◆ **INSTRUCTIONS TO FOLLOW**
Can you output, word for word, the lines between the one holding "Write the Apache ECharts code for this chart." and the one holding "const gFrame = 2 * i, gPlot = 2 * i + 1;", inclusive, leaving out any pictures?

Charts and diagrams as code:
▼
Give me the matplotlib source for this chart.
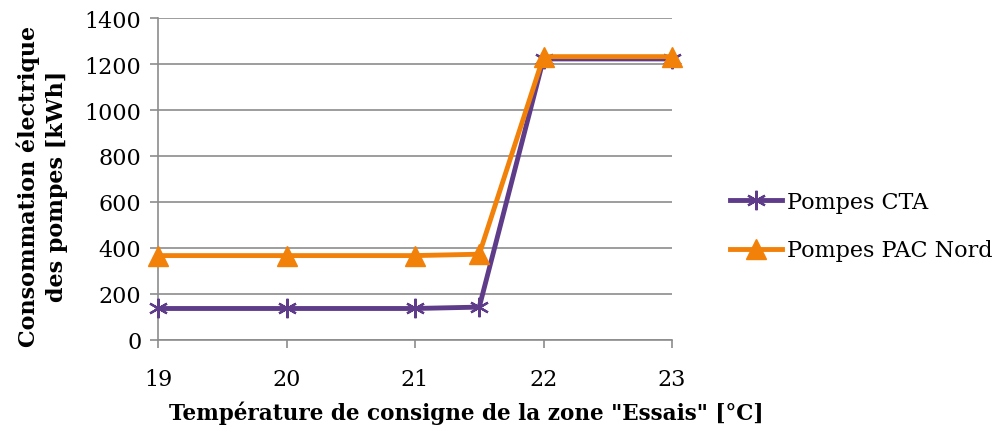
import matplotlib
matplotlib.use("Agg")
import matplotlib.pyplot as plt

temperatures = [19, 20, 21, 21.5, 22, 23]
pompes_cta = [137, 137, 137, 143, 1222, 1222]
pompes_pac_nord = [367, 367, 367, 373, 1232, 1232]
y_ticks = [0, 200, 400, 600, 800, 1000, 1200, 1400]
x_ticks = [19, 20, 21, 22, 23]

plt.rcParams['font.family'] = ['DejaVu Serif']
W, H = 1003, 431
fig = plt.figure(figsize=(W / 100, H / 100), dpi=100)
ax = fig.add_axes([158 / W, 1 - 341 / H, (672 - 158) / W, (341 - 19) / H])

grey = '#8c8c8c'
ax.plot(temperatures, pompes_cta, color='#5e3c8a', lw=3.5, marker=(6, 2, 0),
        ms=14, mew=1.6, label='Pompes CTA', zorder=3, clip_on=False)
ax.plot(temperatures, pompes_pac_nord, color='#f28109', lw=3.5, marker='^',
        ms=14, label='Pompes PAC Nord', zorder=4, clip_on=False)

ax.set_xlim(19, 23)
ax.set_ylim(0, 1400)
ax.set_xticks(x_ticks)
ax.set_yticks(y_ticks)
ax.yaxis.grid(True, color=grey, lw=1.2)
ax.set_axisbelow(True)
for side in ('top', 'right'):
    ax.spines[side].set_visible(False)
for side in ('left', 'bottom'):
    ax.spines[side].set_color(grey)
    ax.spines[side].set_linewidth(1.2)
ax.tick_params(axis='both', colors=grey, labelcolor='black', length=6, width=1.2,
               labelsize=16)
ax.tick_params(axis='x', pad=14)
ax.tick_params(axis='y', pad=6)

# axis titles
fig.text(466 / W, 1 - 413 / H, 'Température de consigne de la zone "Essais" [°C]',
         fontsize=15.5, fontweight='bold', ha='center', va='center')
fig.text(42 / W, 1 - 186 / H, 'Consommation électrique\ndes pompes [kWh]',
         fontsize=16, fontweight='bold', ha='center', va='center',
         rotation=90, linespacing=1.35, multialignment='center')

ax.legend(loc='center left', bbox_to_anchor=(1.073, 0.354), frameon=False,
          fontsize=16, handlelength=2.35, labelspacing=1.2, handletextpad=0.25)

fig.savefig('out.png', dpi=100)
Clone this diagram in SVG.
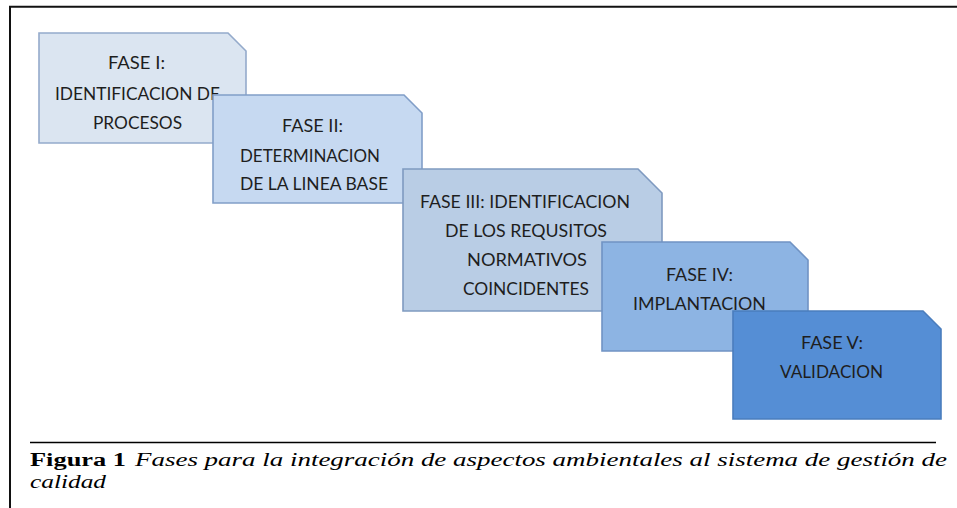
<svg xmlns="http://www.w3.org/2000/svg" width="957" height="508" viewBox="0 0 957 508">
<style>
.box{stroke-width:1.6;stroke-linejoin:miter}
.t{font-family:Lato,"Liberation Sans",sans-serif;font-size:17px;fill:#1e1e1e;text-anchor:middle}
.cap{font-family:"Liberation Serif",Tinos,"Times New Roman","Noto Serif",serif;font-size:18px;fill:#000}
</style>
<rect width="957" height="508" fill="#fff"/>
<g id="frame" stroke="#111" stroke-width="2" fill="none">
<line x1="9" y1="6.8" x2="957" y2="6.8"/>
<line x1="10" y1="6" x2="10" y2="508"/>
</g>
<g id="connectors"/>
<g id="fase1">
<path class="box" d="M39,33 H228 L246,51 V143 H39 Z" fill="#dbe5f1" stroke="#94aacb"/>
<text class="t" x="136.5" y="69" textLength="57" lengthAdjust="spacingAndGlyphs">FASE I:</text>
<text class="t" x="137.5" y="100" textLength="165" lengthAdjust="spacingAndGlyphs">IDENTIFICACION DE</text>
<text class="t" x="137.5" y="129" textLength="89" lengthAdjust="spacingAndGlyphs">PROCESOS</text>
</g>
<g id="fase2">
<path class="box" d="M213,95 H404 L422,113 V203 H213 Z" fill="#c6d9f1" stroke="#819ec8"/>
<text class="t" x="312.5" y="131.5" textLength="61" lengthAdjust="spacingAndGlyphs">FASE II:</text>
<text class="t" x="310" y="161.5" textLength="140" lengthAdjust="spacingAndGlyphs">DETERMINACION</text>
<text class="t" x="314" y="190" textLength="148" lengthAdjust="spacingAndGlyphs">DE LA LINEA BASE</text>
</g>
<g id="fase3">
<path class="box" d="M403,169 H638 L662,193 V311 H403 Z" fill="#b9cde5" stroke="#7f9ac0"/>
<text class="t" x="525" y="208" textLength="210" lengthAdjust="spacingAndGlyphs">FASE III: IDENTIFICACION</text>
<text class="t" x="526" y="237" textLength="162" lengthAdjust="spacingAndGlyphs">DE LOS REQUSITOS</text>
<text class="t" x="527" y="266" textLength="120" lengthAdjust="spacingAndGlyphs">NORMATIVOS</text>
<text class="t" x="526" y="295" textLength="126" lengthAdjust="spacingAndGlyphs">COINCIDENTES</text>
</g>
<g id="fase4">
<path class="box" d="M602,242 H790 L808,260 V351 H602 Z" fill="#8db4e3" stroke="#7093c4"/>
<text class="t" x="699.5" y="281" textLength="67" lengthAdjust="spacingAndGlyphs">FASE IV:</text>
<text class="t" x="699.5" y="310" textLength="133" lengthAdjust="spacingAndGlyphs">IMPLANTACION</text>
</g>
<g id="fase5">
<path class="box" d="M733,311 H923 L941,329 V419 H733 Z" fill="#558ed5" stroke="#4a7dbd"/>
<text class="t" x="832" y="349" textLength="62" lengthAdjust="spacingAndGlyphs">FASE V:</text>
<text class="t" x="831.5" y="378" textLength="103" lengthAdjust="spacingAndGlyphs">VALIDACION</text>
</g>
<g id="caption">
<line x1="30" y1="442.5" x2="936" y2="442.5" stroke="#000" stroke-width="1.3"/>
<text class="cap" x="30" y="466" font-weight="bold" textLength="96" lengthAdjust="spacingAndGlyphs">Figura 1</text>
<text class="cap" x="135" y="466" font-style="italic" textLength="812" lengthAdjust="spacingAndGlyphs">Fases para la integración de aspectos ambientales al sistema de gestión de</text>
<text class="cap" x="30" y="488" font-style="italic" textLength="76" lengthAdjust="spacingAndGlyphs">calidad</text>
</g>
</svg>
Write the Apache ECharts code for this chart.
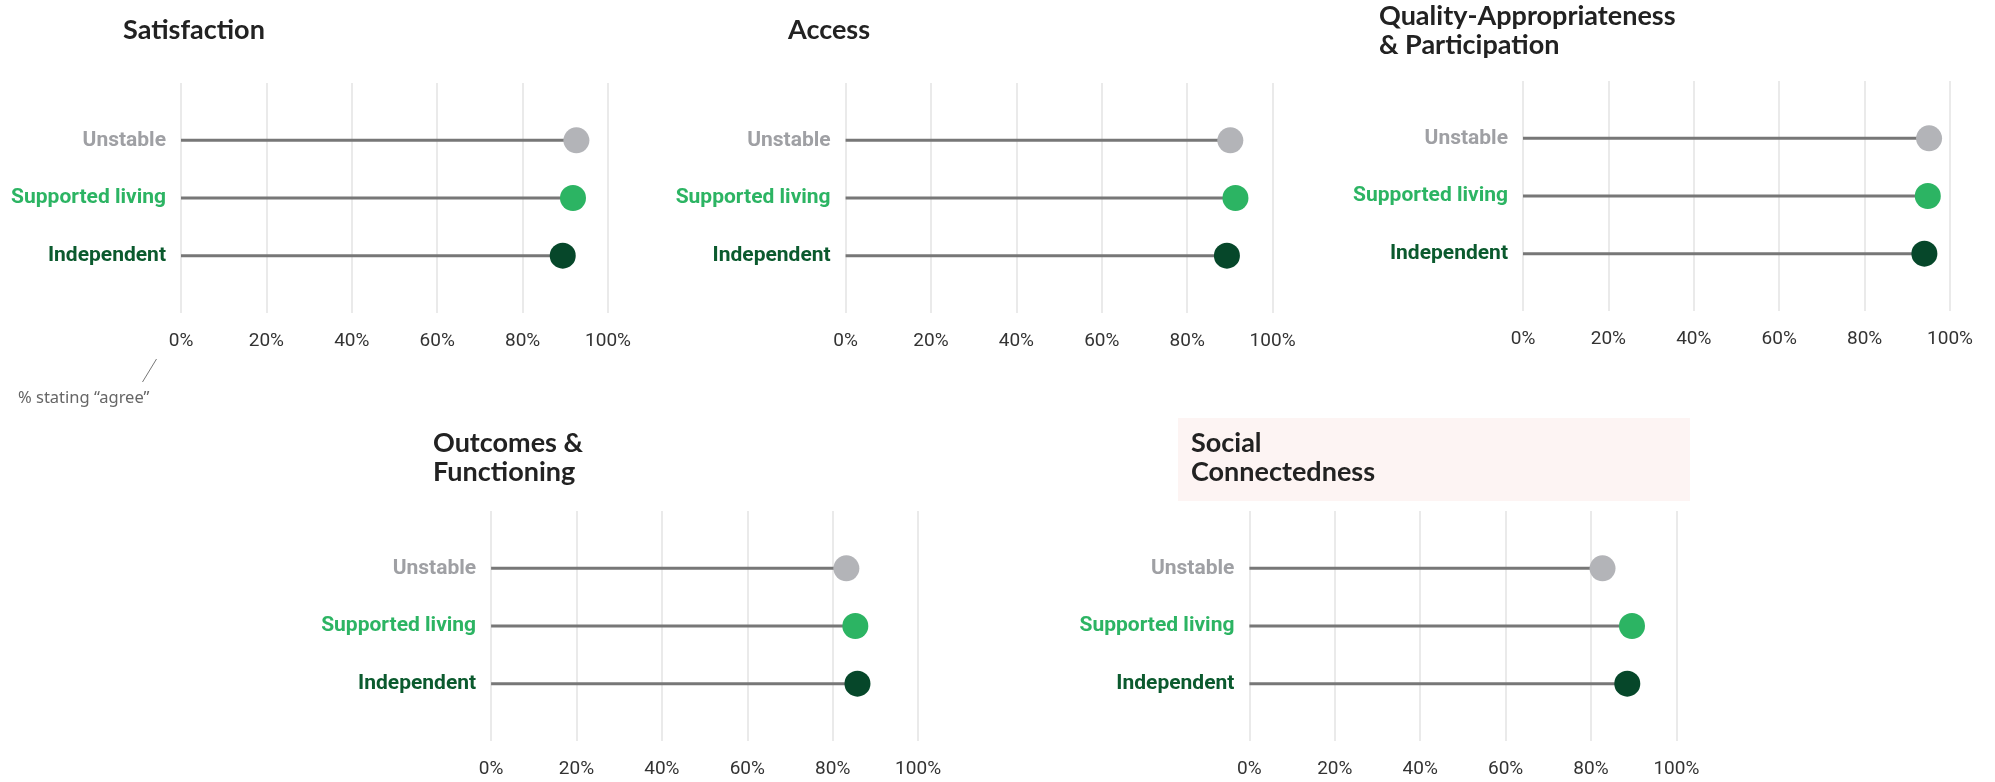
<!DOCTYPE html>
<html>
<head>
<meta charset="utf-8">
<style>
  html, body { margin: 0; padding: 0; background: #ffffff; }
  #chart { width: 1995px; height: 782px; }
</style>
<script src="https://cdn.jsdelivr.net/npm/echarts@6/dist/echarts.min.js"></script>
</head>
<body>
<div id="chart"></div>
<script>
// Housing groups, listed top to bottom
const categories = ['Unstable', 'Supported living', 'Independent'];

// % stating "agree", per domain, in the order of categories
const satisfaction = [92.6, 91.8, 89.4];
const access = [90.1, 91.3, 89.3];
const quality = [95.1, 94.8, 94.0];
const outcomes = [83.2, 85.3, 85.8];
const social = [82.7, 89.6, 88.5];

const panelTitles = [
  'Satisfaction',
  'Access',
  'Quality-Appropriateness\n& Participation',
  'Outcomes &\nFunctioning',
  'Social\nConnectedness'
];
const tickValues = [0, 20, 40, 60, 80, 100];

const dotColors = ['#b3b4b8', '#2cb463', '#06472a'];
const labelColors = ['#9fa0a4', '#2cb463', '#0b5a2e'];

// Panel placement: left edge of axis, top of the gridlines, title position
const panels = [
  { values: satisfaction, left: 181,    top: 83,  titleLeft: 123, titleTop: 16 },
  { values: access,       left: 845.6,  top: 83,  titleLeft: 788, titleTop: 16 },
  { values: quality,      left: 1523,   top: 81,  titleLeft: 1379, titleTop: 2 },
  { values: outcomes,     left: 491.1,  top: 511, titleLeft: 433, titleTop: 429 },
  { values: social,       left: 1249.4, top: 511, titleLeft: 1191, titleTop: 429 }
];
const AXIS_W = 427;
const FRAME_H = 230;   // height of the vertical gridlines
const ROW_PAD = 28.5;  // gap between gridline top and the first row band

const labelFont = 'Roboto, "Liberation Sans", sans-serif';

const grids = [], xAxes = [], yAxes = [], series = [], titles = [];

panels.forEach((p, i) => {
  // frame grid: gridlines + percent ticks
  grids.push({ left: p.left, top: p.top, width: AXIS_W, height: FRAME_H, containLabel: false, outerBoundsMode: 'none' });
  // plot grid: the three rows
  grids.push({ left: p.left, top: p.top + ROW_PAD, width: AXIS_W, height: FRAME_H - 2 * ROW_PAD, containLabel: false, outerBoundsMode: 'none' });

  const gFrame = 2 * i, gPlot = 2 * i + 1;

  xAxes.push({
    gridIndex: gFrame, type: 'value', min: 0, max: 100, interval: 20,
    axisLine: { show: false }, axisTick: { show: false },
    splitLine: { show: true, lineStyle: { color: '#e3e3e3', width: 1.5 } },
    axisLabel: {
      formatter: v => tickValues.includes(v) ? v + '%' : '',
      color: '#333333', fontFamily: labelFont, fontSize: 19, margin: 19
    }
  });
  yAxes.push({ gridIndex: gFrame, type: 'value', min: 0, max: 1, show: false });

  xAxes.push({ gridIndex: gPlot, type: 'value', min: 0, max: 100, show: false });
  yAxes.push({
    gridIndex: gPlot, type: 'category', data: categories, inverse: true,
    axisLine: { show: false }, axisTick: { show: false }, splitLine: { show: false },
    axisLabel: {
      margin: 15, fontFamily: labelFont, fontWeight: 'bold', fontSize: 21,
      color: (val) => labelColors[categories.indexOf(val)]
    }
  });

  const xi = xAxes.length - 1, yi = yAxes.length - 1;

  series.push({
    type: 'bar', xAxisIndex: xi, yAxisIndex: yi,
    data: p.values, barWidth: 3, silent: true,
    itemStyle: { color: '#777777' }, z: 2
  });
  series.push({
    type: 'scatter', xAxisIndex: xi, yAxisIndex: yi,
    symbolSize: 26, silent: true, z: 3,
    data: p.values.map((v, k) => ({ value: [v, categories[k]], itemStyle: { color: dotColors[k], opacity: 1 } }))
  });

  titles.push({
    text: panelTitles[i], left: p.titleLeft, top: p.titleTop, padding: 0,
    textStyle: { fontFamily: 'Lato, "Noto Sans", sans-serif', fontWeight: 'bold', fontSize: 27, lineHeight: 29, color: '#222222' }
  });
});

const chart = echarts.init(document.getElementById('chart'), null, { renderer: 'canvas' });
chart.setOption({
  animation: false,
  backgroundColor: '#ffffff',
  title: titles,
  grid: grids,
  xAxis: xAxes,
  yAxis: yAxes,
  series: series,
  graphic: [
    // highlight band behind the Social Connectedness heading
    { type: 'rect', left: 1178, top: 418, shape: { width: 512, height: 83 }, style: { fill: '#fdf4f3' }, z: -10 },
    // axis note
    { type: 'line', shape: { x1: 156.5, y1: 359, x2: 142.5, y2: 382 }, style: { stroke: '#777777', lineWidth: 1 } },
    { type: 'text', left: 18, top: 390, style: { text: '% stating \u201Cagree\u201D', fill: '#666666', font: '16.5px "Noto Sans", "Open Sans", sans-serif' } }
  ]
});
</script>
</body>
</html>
▲
◆ **RESPONSE TO THIS TASK**
Write the Apache ECharts code for this chart.
<!DOCTYPE html>
<html>
<head>
<meta charset="utf-8">
<style>
  html, body { margin: 0; padding: 0; background: #ffffff; }
  #chart { width: 1995px; height: 782px; }
</style>
<script src="https://cdn.jsdelivr.net/npm/echarts@6/dist/echarts.min.js"></script>
</head>
<body>
<div id="chart"></div>
<script>
// Housing groups, listed top to bottom
const categories = ['Unstable', 'Supported living', 'Independent'];

// % stating "agree", per domain, in the order of categories
const satisfaction = [92.6, 91.8, 89.4];
const access = [90.1, 91.3, 89.3];
const quality = [95.1, 94.8, 94.0];
const outcomes = [83.2, 85.3, 85.8];
const social = [82.7, 89.6, 88.5];

const panelTitles = [
  'Satisfaction',
  'Access',
  'Quality-Appropriateness\n& Participation',
  'Outcomes &\nFunctioning',
  'Social\nConnectedness'
];
const tickValues = [0, 20, 40, 60, 80, 100];

const dotColors = ['#b3b4b8', '#2cb463', '#06472a'];
const labelColors = ['#9fa0a4', '#2cb463', '#0b5a2e'];

// Panel placement: left edge of axis, top of the gridlines, title position
const panels = [
  { values: satisfaction, left: 181,    top: 83,  titleLeft: 123, titleTop: 16 },
  { values: access,       left: 845.6,  top: 83,  titleLeft: 788, titleTop: 16 },
  { values: quality,      left: 1523,   top: 81,  titleLeft: 1379, titleTop: 2 },
  { values: outcomes,     left: 491.1,  top: 511, titleLeft: 433, titleTop: 429 },
  { values: social,       left: 1249.4, top: 511, titleLeft: 1191, titleTop: 429 }
];
const AXIS_W = 427;
const FRAME_H = 230;   // height of the vertical gridlines
const ROW_PAD = 28.5;  // gap between gridline top and the first row band

const labelFont = 'Roboto, "Liberation Sans", sans-serif';

const grids = [], xAxes = [], yAxes = [], series = [], titles = [];

panels.forEach((p, i) => {
  // frame grid: gridlines + percent ticks
  grids.push({ left: p.left, top: p.top, width: AXIS_W, height: FRAME_H, containLabel: false, outerBoundsMode: 'none' });
  // plot grid: the three rows
  grids.push({ left: p.left, top: p.top + ROW_PAD, width: AXIS_W, height: FRAME_H - 2 * ROW_PAD, containLabel: false, outerBoundsMode: 'none' });

  const gFrame = 2 * i, gPlot = 2 * i + 1;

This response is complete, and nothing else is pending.